We do not revere ourselves, and so we have devised a trick. So that the lack of self-reverence does not prick, we revere others. Some revere Mahavira, some Buddha, some Krishna. One who reveres Krishna because he has no reverence for himself and thinks that by revering the other, perhaps a path will open—he will arrive at the second sutra, he will follow conduct. One who says, since I do not revere myself, why should I revere anyone—he will become an atheist, he will arrive at the third sutra. One who has reverence for himself will learn from Krishna, from Lao Tzu. But his reverence will become denser through this learning; through satsang his reverence for the Self will grow. Even if he bows at the feet of Krishna it is only because Krishna is a symbol of his own future; tomorrow he too can be like Krishna. He bows at the feet of what he can become tomorrow.

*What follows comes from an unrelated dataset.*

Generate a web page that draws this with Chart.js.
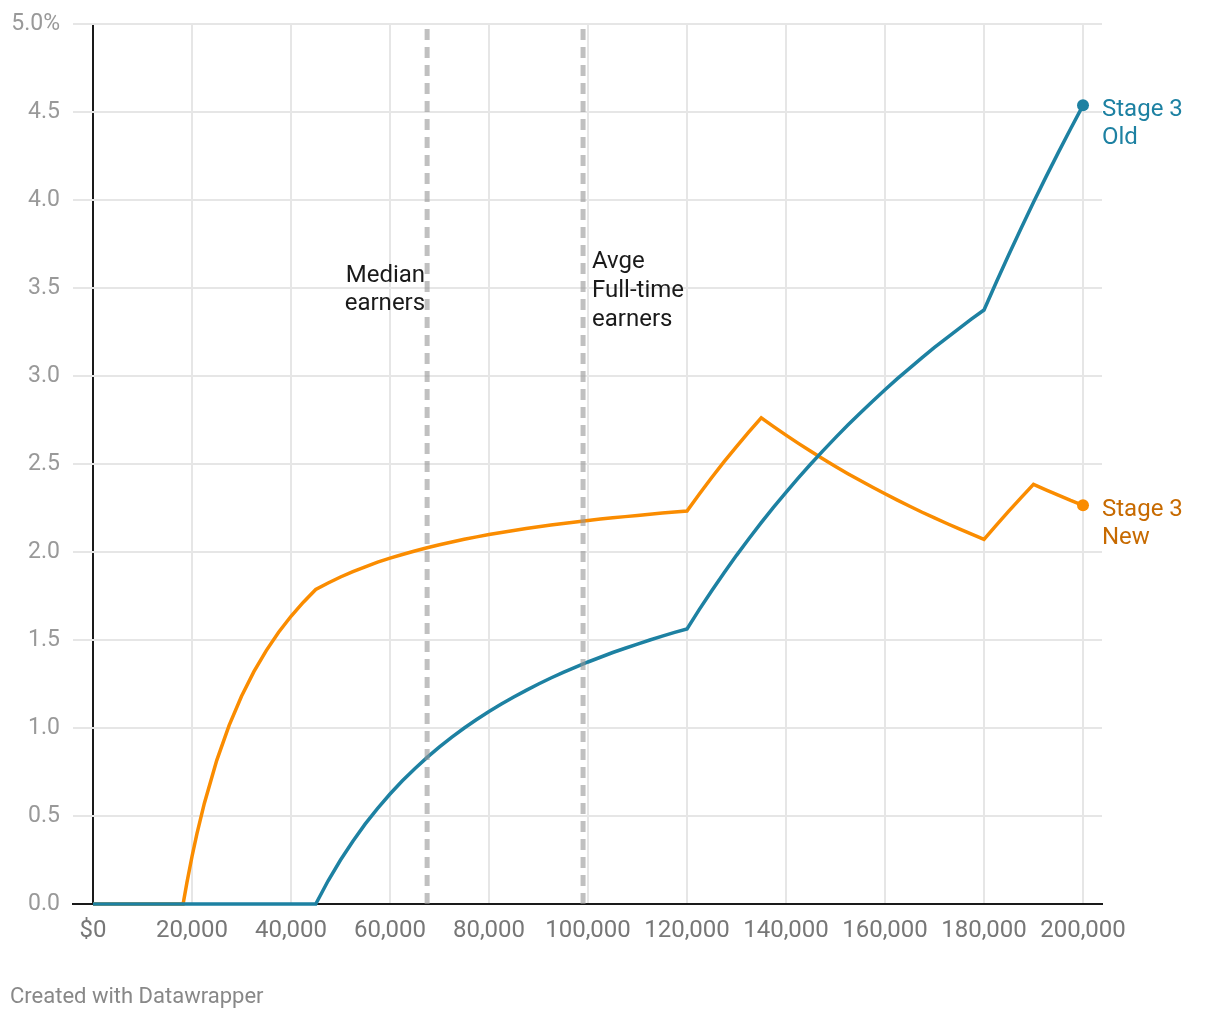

Someone asked Buddha, people bow at your feet—why do you not stop them?
Buddha said, if they bowed at my feet I would surely stop them. But they bow at the feet of their own future; I am only an excuse. In me they see their future; tomorrow they too can be Buddhas. And thus they bow. Therefore there is no reason to stop them.
If there is reverence for oneself, one can become one with Tao. If there is no reverence, there are two dangers—either we substitute reverence for another and follow conduct; or, lacking self-reverence, we revere no one and go contrary to Tao.

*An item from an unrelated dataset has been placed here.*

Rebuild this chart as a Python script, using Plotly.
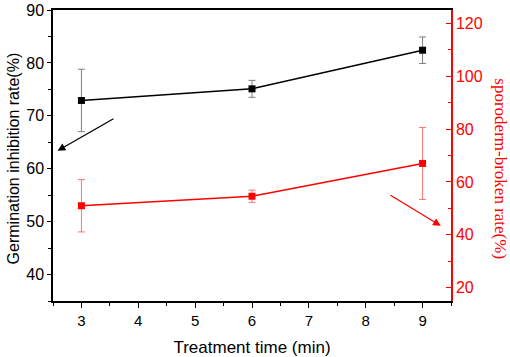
import plotly.graph_objects as go

times = [3, 6, 9]
inhibition = [72.9, 75.1, 82.4]
inhibition_err = [5.9, 1.6, 2.5]
broken = [51.0, 54.6, 67.0]
broken_err = [9.9, 2.3, 13.6]

FONT = "Liberation Sans, Arial, sans-serif"
RED = "#ff0000"

fig = go.Figure()
fig.add_trace(go.Scatter(
    x=times, y=inhibition, mode="lines+markers",
    line=dict(color="black", width=1.5),
    marker=dict(symbol="square", size=7, color="black"),
    error_y=dict(type="data", array=inhibition_err, color="#7f7f7f", thickness=1, width=3.5),
    showlegend=False, yaxis="y"))
fig.add_trace(go.Scatter(
    x=times, y=broken, mode="lines+markers",
    line=dict(color=RED, width=1.5),
    marker=dict(symbol="square", size=7, color=RED),
    error_y=dict(type="data", array=broken_err, color="rgba(255,70,70,0.75)", thickness=1, width=3.5),
    showlegend=False, yaxis="y2"))

fig.update_layout(
    width=510, height=357,
    margin=dict(l=53, r=59, t=9.5, b=56, autoexpand=False),
    plot_bgcolor="white", paper_bgcolor="white",
    font=dict(family=FONT, size=15, color="black"),
    xaxis=dict(range=[2.5, 9.5], dtick=1, tick0=3, showgrid=False, zeroline=False,
               automargin=False,
               showline=True, linecolor="black", linewidth=1.5, mirror=True,
               ticks="outside", ticklen=5, tickwidth=1.2, tickcolor="black",
               minor=dict(dtick=0.5, ticks="outside", ticklen=3, tickcolor="black"),
               title=dict(text="Treatment time (min)", font=dict(size=17))),
    yaxis=dict(range=[35, 90], dtick=10, tick0=0, showgrid=False, zeroline=False,
               automargin=False,
               showline=True, linecolor="black", linewidth=1.5,
               ticks="outside", ticklen=4, tickwidth=1.2, tickcolor="black",
               tickfont=dict(size=16),
               minor=dict(dtick=5, ticks="outside", ticklen=3, tickcolor="black")),
    yaxis2=dict(range=[15, 125], dtick=20, tick0=0, overlaying="y", side="right",
                showgrid=False, zeroline=False, automargin=False,
                showline=True, linecolor=RED, linewidth=1.5,
                ticks="inside", ticklen=5, tickwidth=1.2, tickcolor=RED,
                minor=dict(dtick=10, ticks="inside", ticklen=3, tickcolor=RED),
                tickfont=dict(color=RED, size=16)),
)

fig.add_annotation(x=0, xref="paper", xshift=-40, y=0.49, yref="paper",
                   xanchor="center", yanchor="middle",
                   text="Germination inhibition rate(%)", textangle=-90, showarrow=False,
                   font=dict(family=FONT, size=16, color="black"))
fig.add_annotation(x=1.0, xref="paper", xshift=50, y=0.456, yref="paper",
                   xanchor="center", yanchor="middle",
                   text="sporoderm-broken rate(%)", textangle=90, showarrow=False,
                   font=dict(family="Liberation Serif", size=17, color=RED))

fig.add_annotation(x=2.58, y=63.4, xref="x", yref="y", ax=3.59, ay=69.6, axref="x", ayref="y",
                   showarrow=True, arrowhead=2, arrowsize=1.2, arrowwidth=1.3, arrowcolor="black", text="")
fig.add_annotation(x=9.32, y=43.4, xref="x", yref="y2", ax=8.41, ay=55.3, axref="x", ayref="y2",
                   showarrow=True, arrowhead=2, arrowsize=1.2, arrowwidth=1.3, arrowcolor=RED, text="")

fig.write_html("out.html", config={"displayModeBar": False},
               post_script="document.body.style.margin='0';")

Tao is pleased in every case; you cannot be pleased in every case. Therefore keep watch on your misery. The greater your misery, understand that you are caught in the third sutra. If there is misery, not too much—just enough to make do—understand you are in the second. If there is no misery at all, no need even of contentment—then understand you have come near the first.
That is all for today. Sit for five minutes, let us do kirtan.